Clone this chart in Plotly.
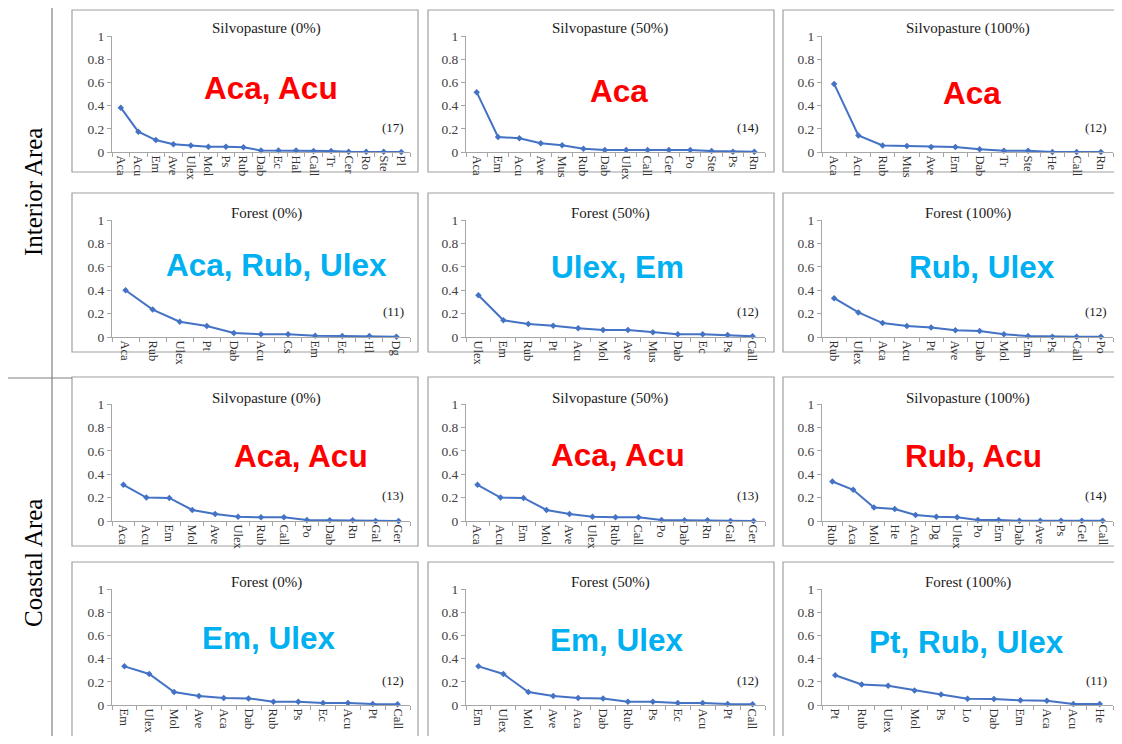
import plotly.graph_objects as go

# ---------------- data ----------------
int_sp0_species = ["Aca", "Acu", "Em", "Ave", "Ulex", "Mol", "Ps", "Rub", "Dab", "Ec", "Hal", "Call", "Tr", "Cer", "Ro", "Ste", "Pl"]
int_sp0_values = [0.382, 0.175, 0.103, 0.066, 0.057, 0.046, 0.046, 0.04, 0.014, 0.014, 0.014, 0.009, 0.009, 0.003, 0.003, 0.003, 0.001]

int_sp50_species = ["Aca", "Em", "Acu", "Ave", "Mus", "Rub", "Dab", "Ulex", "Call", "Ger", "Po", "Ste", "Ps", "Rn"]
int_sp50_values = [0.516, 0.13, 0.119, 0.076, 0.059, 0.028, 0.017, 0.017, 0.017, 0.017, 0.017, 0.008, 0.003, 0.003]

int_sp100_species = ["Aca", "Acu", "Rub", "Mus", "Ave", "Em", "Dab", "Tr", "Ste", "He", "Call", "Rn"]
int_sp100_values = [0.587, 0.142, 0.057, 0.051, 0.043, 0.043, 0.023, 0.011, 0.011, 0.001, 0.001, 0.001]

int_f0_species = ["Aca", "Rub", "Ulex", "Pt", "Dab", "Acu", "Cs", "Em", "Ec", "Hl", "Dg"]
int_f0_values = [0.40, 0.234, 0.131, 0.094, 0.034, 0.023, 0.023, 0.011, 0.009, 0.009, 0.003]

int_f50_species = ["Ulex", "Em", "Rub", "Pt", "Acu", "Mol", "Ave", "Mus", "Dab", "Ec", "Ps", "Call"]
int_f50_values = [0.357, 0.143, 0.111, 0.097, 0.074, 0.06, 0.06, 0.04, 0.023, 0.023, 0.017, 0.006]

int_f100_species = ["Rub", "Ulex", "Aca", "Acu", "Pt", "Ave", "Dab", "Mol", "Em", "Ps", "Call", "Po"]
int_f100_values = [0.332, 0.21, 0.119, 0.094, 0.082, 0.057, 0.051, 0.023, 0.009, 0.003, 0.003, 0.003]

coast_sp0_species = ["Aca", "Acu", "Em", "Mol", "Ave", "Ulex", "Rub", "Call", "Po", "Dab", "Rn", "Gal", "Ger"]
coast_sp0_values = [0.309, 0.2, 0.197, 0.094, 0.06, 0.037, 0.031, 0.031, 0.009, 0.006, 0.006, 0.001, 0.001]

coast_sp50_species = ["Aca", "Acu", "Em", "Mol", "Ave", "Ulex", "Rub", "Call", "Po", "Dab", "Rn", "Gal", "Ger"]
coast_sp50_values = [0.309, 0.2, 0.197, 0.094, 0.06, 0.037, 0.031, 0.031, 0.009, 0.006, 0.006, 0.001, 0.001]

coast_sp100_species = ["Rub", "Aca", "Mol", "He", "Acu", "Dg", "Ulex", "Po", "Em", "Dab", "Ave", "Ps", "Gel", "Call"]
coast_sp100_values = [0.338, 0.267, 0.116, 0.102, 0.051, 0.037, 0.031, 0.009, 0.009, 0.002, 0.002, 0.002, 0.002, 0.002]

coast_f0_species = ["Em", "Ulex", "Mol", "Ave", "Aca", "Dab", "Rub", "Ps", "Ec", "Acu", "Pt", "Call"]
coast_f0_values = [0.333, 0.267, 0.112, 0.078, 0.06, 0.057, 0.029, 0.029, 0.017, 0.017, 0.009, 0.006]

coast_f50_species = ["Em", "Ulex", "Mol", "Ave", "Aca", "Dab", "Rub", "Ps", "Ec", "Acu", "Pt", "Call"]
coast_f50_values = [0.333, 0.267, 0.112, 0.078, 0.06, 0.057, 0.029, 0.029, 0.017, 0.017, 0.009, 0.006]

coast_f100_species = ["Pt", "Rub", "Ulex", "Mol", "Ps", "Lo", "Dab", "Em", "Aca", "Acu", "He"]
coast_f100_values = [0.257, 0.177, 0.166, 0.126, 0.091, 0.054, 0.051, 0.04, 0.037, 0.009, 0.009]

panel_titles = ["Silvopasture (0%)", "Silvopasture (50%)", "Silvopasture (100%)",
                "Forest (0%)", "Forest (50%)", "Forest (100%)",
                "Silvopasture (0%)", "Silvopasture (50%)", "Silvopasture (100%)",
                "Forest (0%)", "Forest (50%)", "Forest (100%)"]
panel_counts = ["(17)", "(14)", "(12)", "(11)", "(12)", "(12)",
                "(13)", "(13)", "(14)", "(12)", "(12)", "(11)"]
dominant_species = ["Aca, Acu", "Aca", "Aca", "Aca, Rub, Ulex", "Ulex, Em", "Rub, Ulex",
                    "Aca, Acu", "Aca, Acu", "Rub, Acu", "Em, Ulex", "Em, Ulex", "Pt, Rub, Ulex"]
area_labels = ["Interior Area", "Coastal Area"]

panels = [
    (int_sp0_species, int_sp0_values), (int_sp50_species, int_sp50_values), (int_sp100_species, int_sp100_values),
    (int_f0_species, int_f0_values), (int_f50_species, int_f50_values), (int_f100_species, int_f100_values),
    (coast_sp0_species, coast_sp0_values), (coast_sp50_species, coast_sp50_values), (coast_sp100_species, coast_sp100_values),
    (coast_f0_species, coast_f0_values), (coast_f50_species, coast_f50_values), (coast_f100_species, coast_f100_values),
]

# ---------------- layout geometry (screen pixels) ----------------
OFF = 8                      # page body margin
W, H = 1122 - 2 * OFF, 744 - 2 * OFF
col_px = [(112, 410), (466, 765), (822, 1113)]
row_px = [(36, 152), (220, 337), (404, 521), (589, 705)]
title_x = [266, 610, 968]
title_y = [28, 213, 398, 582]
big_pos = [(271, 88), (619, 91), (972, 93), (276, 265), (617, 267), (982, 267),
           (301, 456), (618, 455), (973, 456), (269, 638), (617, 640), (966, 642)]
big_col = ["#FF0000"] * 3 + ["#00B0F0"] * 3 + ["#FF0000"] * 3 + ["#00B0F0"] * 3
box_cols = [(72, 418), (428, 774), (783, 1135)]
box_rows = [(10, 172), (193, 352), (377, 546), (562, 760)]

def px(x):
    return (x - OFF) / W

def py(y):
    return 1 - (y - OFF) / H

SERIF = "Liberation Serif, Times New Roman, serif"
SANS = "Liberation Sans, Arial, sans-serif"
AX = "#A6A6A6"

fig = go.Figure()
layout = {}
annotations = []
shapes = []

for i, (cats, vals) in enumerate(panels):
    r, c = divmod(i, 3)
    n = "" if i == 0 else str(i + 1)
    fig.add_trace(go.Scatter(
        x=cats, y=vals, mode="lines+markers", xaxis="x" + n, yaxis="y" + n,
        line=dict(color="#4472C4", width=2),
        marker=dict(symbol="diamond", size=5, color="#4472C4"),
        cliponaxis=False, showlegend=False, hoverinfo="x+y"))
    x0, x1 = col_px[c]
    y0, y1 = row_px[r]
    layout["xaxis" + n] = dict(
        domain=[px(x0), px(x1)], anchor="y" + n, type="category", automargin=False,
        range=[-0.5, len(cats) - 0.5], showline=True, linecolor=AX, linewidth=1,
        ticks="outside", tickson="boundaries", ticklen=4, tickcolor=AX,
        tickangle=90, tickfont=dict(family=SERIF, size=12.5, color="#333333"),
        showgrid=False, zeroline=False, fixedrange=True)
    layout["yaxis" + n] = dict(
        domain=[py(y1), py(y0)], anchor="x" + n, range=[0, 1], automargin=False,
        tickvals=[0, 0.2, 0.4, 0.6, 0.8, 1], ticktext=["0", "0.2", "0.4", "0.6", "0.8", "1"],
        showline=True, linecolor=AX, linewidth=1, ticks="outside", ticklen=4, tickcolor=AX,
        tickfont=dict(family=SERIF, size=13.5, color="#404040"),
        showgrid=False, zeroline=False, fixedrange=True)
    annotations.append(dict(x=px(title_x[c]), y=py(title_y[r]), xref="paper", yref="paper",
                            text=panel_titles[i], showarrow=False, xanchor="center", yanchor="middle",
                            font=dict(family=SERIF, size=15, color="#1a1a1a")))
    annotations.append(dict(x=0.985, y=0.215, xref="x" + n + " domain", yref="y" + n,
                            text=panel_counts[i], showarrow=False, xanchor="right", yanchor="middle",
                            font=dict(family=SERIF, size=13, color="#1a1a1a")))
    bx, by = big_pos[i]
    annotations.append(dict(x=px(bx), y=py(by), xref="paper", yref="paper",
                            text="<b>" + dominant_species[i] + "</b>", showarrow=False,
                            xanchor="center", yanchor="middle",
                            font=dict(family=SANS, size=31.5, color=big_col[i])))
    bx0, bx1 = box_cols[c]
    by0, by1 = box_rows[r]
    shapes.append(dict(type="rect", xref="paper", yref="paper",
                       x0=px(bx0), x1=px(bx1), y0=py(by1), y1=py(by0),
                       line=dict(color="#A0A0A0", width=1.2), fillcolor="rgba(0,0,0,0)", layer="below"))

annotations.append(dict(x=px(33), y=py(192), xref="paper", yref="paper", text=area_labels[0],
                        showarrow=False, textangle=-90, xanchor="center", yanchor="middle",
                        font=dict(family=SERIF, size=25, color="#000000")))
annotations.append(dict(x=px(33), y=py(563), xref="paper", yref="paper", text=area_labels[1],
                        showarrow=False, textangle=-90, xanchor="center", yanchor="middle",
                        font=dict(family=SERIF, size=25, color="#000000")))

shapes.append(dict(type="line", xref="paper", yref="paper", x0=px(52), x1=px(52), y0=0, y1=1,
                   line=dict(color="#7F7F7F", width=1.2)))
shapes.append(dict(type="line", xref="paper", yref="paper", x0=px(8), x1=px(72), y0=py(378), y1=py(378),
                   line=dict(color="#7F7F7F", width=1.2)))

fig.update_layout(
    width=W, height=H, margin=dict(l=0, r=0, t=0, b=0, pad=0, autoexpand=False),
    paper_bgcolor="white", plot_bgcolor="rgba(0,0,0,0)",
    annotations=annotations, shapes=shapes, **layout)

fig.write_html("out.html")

================================

▸ **To be done**:
From the first line of the material down to the line containing "0.003, 0.003, 0.003]", inclusive, return each line exactly, skipping any picture.

▸ **Exercise result**:
Clone this chart in Plotly.
import plotly.graph_objects as go

# ---------------- data ----------------
int_sp0_species = ["Aca", "Acu", "Em", "Ave", "Ulex", "Mol", "Ps", "Rub", "Dab", "Ec", "Hal", "Call", "Tr", "Cer", "Ro", "Ste", "Pl"]
int_sp0_values = [0.382, 0.175, 0.103, 0.066, 0.057, 0.046, 0.046, 0.04, 0.014, 0.014, 0.014, 0.009, 0.009, 0.003, 0.003, 0.003, 0.001]

int_sp50_species = ["Aca", "Em", "Acu", "Ave", "Mus", "Rub", "Dab", "Ulex", "Call", "Ger", "Po", "Ste", "Ps", "Rn"]
int_sp50_values = [0.516, 0.13, 0.119, 0.076, 0.059, 0.028, 0.017, 0.017, 0.017, 0.017, 0.017, 0.008, 0.003, 0.003]

int_sp100_species = ["Aca", "Acu", "Rub", "Mus", "Ave", "Em", "Dab", "Tr", "Ste", "He", "Call", "Rn"]
int_sp100_values = [0.587, 0.142, 0.057, 0.051, 0.043, 0.043, 0.023, 0.011, 0.011, 0.001, 0.001, 0.001]

int_f0_species = ["Aca", "Rub", "Ulex", "Pt", "Dab", "Acu", "Cs", "Em", "Ec", "Hl", "Dg"]
int_f0_values = [0.40, 0.234, 0.131, 0.094, 0.034, 0.023, 0.023, 0.011, 0.009, 0.009, 0.003]

int_f50_species = ["Ulex", "Em", "Rub", "Pt", "Acu", "Mol", "Ave", "Mus", "Dab", "Ec", "Ps", "Call"]
int_f50_values = [0.357, 0.143, 0.111, 0.097, 0.074, 0.06, 0.06, 0.04, 0.023, 0.023, 0.017, 0.006]

int_f100_species = ["Rub", "Ulex", "Aca", "Acu", "Pt", "Ave", "Dab", "Mol", "Em", "Ps", "Call", "Po"]
int_f100_values = [0.332, 0.21, 0.119, 0.094, 0.082, 0.057, 0.051, 0.023, 0.009, 0.003, 0.003, 0.003]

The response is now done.